La guerre a eu des conséquences économiques sur notre famille, alors qu'avant la guerre , il semble qu'il y avait une certaine aisance financière, ce n'était plus la cas, ensuite, les économies avaient fondu, car l'inflation et la perte de valeur de la monnaie était importante , les exploitations viticoles produisaient très peu et il n'y avait plus de réserves pour investir. Notre père, quoique jeune et en bonne santé, qui avait bénéficié de nombreuses facilités de ses parents, et qui était le seul bachelier du village ne souhaitait pas s'engager dans une rénovation du vignoble, il prit la décision de planter, à l'économie ,des cépages hybrides qui ne donnèrent pas de bons résultats, ni en qualité , ni en durabilité.

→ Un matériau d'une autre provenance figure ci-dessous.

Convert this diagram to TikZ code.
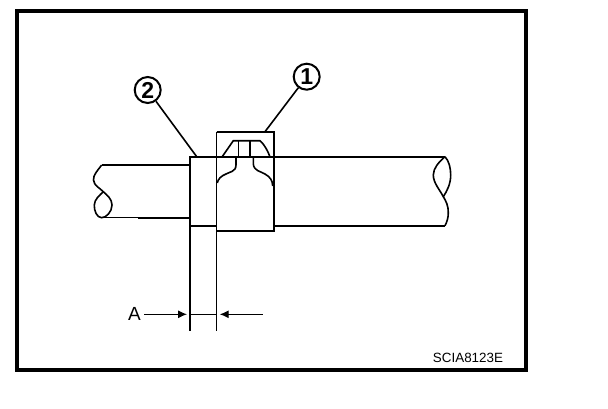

Cette expérience vécue de façon très directe et très consciente de la vie difficile due à la guerre de 1939/1945, la sortie de la guerre ayant été compliquée à bien des égards, m'a profondément marqué , la scolarité chaotique ajoutant au tableau. J'en ai conservé la possibilité d'une vie simple et frugale aux besoins limités.

Je suis convaincu que le gaspillage actuel, la consommation effrénée , les besoins nés de la publicité, ne sont pas durables. Le changement indispensable dans le fonctionnement de la société mondiale,vers plus de sobriété devra , a plus ou moins long terme s'imposer. La première étape , est la limite physique de production de carburant pour les moteurs et la croissance importante de leur valeur Ce sera difficile  car le fonctionnement actuel de l'humanité est fondé sur la mobilité motorisée !!